Say, for example, by having enough sense to come in out of the rain. But on race day, the weather is what it is and you either deal and adapt or you break.
I think I did a little of all three. Running in the rain, in its essence, isn’t really where the problem is. It’s that everything you own is wet. Your extra clothes, even in a tent, are damp, your shoes are wet, everything you touch is wet and everything you try to keep dry soon is not.
Quickly, every task takes more work. Instead of just sitting down and changing your shoes and socks, you need to go in a tent, track more water with you, find a place to sit, keep your new socks from getting wet long enough to get them on and, of course, you put your shoes on and they are wet and soon your fresh and dry socks are wet, too.
All the food you eat is slightly wet or damp and it begins to just grate, if you let it.
Needless to say, I did. Then my right shin started to hurt pretty badly on the downhill run and it all started to get in my head as things do.

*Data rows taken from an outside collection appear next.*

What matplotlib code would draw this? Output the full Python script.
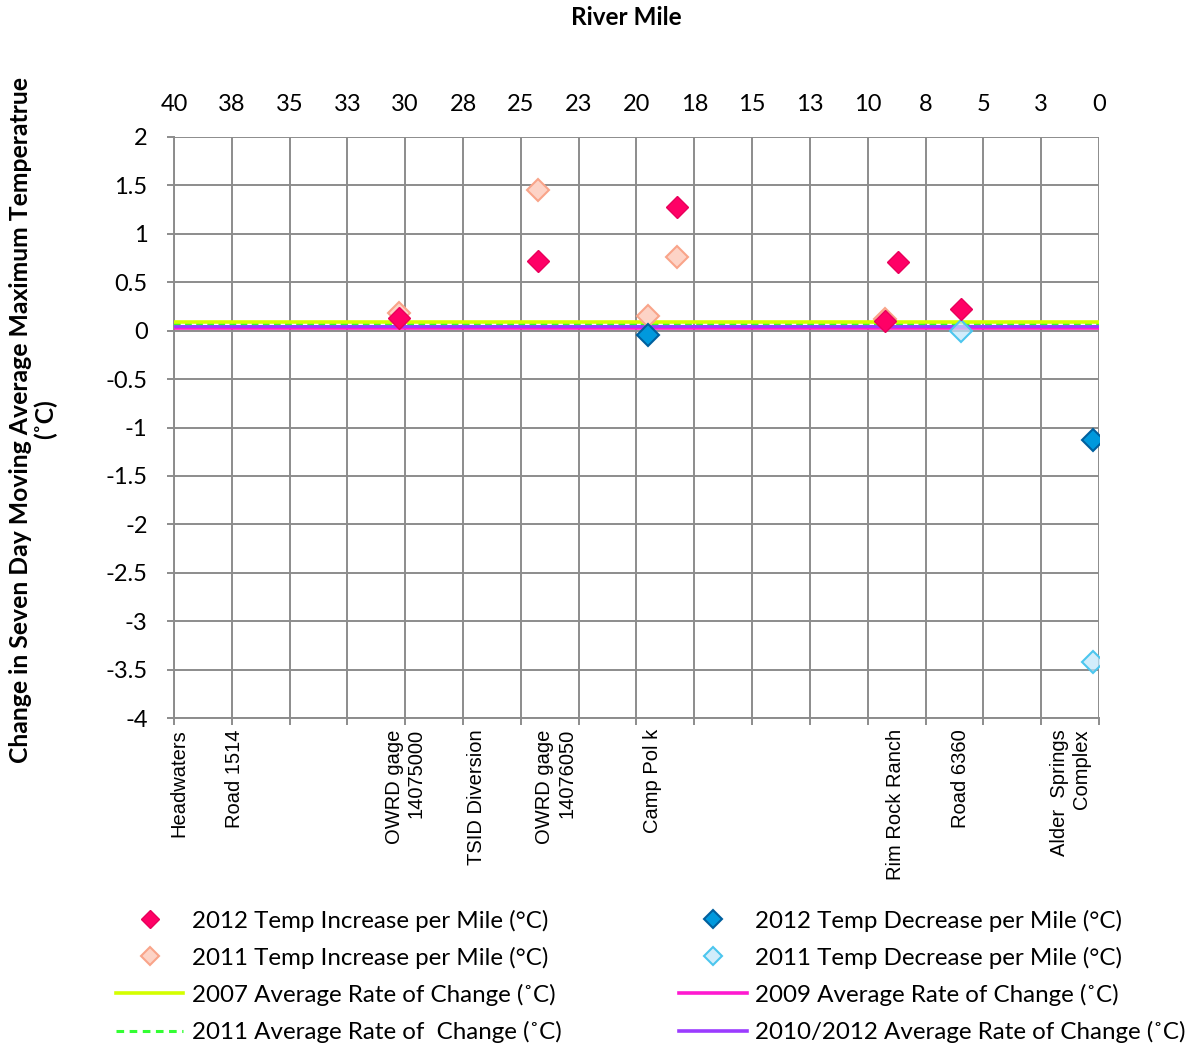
import matplotlib
matplotlib.use("Agg")
import matplotlib.pyplot as plt
from matplotlib.lines import Line2D
import numpy as np

plt.rcParams['font.family'] = ['Lato', 'DejaVu Sans']
plt.rcParams['axes.unicode_minus'] = False

# river mile positions and values (deg C per mile)
inc2012_mile = [30.27, 24.26, 18.25, 9.25, 8.7, 5.97]
inc2012_val = [0.13, 0.72, 1.28, 0.10, 0.71, 0.22]
inc2011_mile = [30.27, 24.26, 19.5, 18.25, 9.25]
inc2011_val = [0.18, 1.45, 0.15, 0.76, 0.12]
dec2012_mile = [19.5, 0.26]
dec2012_val = [-0.045, -1.13]
dec2011_mile = [5.97, 0.26]
dec2011_val = [0.0, -3.42]

avg2007 = 0.093
avg2011 = 0.069
avg2010_12 = 0.052
avg2009 = 0.025

mile_ticks = [40, 37.5, 35, 32.5, 30, 27.5, 25, 22.5, 20, 17.5, 15, 12.5, 10, 7.5, 5, 2.5, 0]
mile_labels = ['40', '38', '35', '33', '30', '28', '25', '23', '20', '18', '15', '13', '10', '8', '5', '3', '0']

site_miles = [39.8, 37.4, 30.0, 26.9, 23.5, 19.3, 8.8, 6.0, 1.25]
site_names = ['Headwaters', 'Road 1514', 'OWRD gage\n14075000', 'TSID Diversion',
              'OWRD gage\n14076050', 'Camp Pol k', 'Rim Rock Ranch', 'Road 6360',
              'Alder  Springs\nComplex']

fig = plt.figure(figsize=(11.89, 10.49), dpi=100)
ax = fig.add_axes([0.1463, 0.3155, 0.778, 0.5539])
ax.set_xlim(40, 0)
ax.set_ylim(-4, 2)

# site names along the bottom (twin axis made first so the top ticks stay put)
ax2 = ax.twiny()
ax2.set_xlim(40, 0)
ax2.xaxis.set_ticks_position('bottom')
ax2.xaxis.set_label_position('bottom')
ax2.set_xticks(site_miles)
ax2.set_xticklabels(site_names, rotation=90, va='top', ha='center', multialignment='right',
                    fontfamily='Liberation Sans', fontsize=14.5)
ax2.tick_params(axis='x', length=0, pad=8)
for s in ax2.spines.values():
    s.set_visible(False)

ax.set_xticks(mile_ticks)
ax.set_xticklabels(mile_labels)
ax.set_yticks(np.arange(-4, 2.01, 0.5))
ax.set_yticklabels(['%g' % v for v in np.arange(-4, 2.01, 0.5)])
ax.tick_params(axis='x', top=False, bottom=True, labeltop=True, labelbottom=False,
               labelsize=17, length=5, color='#8C8C8C', width=1.4, pad=11)
ax.tick_params(axis='y', labelsize=17, length=5, color='#8C8C8C', width=1.4, pad=14)
ax.grid(True, color='#8C8C8C', linewidth=1.4)
ax.set_axisbelow(True)
for s in ax.spines.values():
    s.set_color('#8C8C8C')
    s.set_linewidth(1.4)
ax.spines['top'].set_visible(False)
ax.spines['right'].set_visible(False)

# average rate of change lines
ax.axhline(avg2009, color='#FF19D0', lw=2.6, zorder=3)
ax.axhline(avg2010_12, color='#9B3CFF', lw=2.2, zorder=3)
ax.axhline(avg2011, color='#33FF33', lw=1.6, ls=(0, (3, 2)), zorder=3)
ax.axhline(avg2007, color='#D4FF00', lw=2.6, zorder=3)

ms = 11.5
ax.plot(inc2011_mile, inc2011_val, 'D', ms=ms, mfc='#FDD3C6', mec='#F9A489', mew=1.5, ls='none', zorder=4)
ax.plot(dec2011_mile, dec2011_val, 'D', ms=ms, mfc=(0.75, 0.9, 0.98, 0.7), mec='#4CC6EE', mew=1.5, ls='none', zorder=4)
ax.plot(inc2012_mile, inc2012_val, 'D', ms=ms, mfc='#FF0066', mec='#E8005A', mew=1.0, ls='none', zorder=5)
ax.plot(dec2012_mile, dec2012_val, 'D', ms=ms, mfc='#0099DD', mec='#00609E', mew=1.5, ls='none', zorder=5)

fig.text(0.527, 0.983, 'River Mile', ha='center', va='center', fontsize=17.5, fontweight='bold')
fig.text(0.028, 0.60, 'Change in Seven Day Moving Average Maximum Temperatrue\n(˚C)',
         rotation=90, ha='center', va='center', fontsize=17.8, fontweight='bold',
         multialignment='center', linespacing=1.1)

handles = [
    Line2D([], [], marker='D', ls='none', ms=9, mfc='#FF0066', mec='#E8005A'),
    Line2D([], [], marker='D', ls='none', ms=9, mfc='#FDD3C6', mec='#F9A489', mew=1.5),
    Line2D([], [], color='#D4FF00', lw=2.6),
    Line2D([], [], color='#33FF33', lw=2.2, ls=(0, (2.5, 1.8))),
    Line2D([], [], marker='D', ls='none', ms=9, mfc='#0099DD', mec='#00609E', mew=1.5),
    Line2D([], [], marker='D', ls='none', ms=9, mfc=(0.75, 0.9, 0.98, 0.7), mec='#4CC6EE', mew=1.5),
    Line2D([], [], color='#FF19D0', lw=2.6),
    Line2D([], [], color='#9B3CFF', lw=2.6),
]
labels = [
    '2012 Temp Increase per Mile (°C)',
    '2011 Temp Increase per Mile (°C)',
    '2007 Average Rate of Change (˚C)',
    '2011 Average Rate of  Change (˚C)',
    '2012 Temp Decrease per Mile (°C)',
    '2011 Temp Decrease per Mile (°C)',
    '2009 Average Rate of Change (˚C)',
    '2010/2012 Average Rate of Change (˚C)',
]
fig.legend(handles, labels, ncol=2, loc='lower left', bbox_to_anchor=(0.079, -0.015),
           frameon=False, fontsize=17.4, handlelength=2.8, handletextpad=0.35,
           labelspacing=0.62, columnspacing=4.87)

fig.savefig('out.png', dpi=100)
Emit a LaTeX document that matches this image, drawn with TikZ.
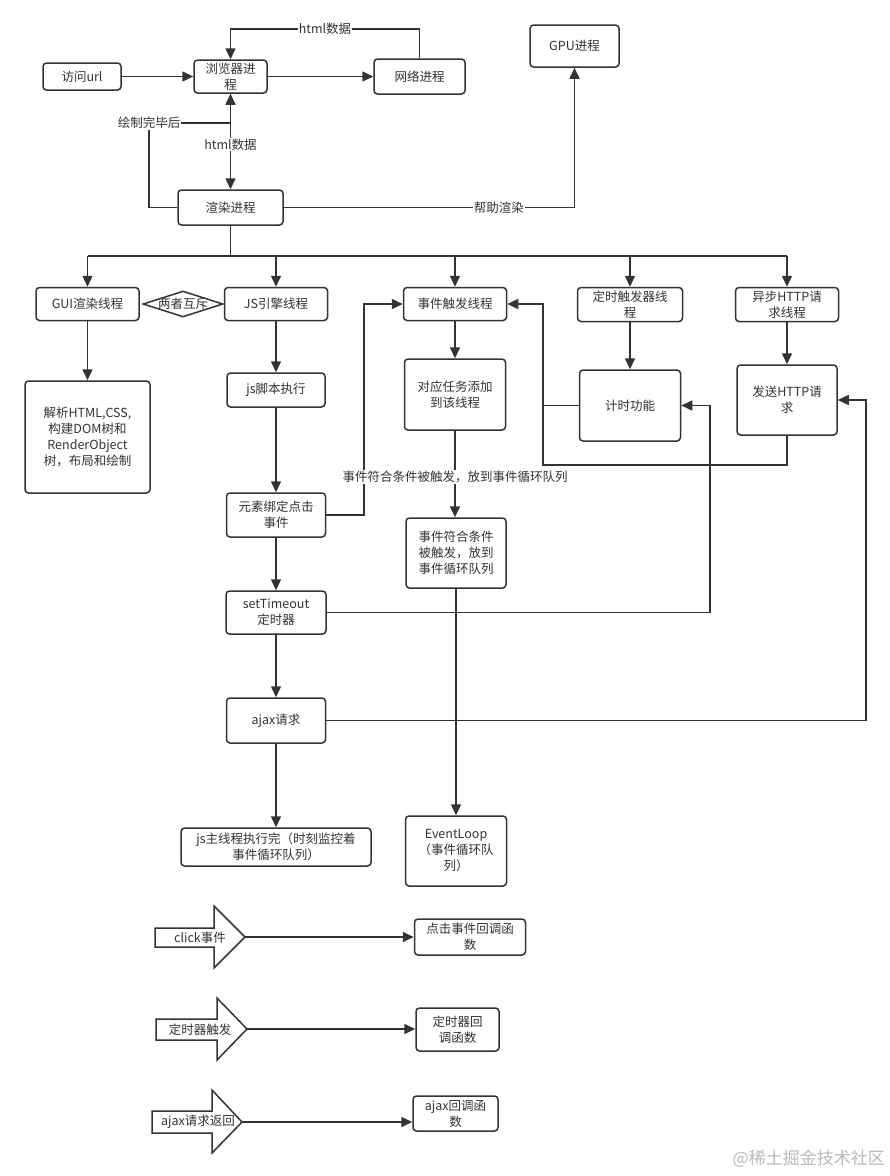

All that mental wrangling turns out to be part of why I do these crazy races. They teach me where I am unbending, where I am inflexible, where I am incapable of compromise or of things being different than I’d like. And you either have to get over it or your race is over.
Saturday, I did eventually get over it but I needed a short nap for that to happen. The rain pounded on the top of the tent for nearly 2 hours and I was staring at the “roof” of it thinking:
Will it stop?
I am cold!
Why is my pillow wet?
My feet are wet.
My left hip hurts
I would probably be warmer in the rain because I’d be moving.
Why am I in the tent?
After a while I decided that this was more suffering than just getting back out in the rain and so I did. Around 3 am, in the rain, in the dark and relative cold I was back on the course. As you can imagine everything hurt, was stiff and sore but I had about 5 hours to get in 100K (62.2 miles) or maybe even better.
It started slowly but within a couple of miles my body started to warm up and allow greater range of motion. And as the sky began to show signs of daybreak my spirits lifted as well. Around 6 am I woke up Swaggy J and told him I needed some real food. I was surviving on Pop Tarts and Clif bars while he was asleep but I was in need of soup; something warm, something that felt like sustenance.
I discovered that at 3 am, in the rain, in the woods is rather peaceful. And people, even in the midst of their suffering, are serene. They have surrendered to the experience in a way that’s uplifting. They are accepting of what is and they’ve stopped fighting it. And, thankfully, so had I.
Close to my 24 hours being up I reached the 100K mark and as I rounded toward the start/finish line Swaggy met me on the course to encourage another mile. And then another. I ended the day with 64 miles, a personal best in distance and enduring 20 of the 24 hours of the race. Each time I am inching closer to a better outcome and hopefully, a better me.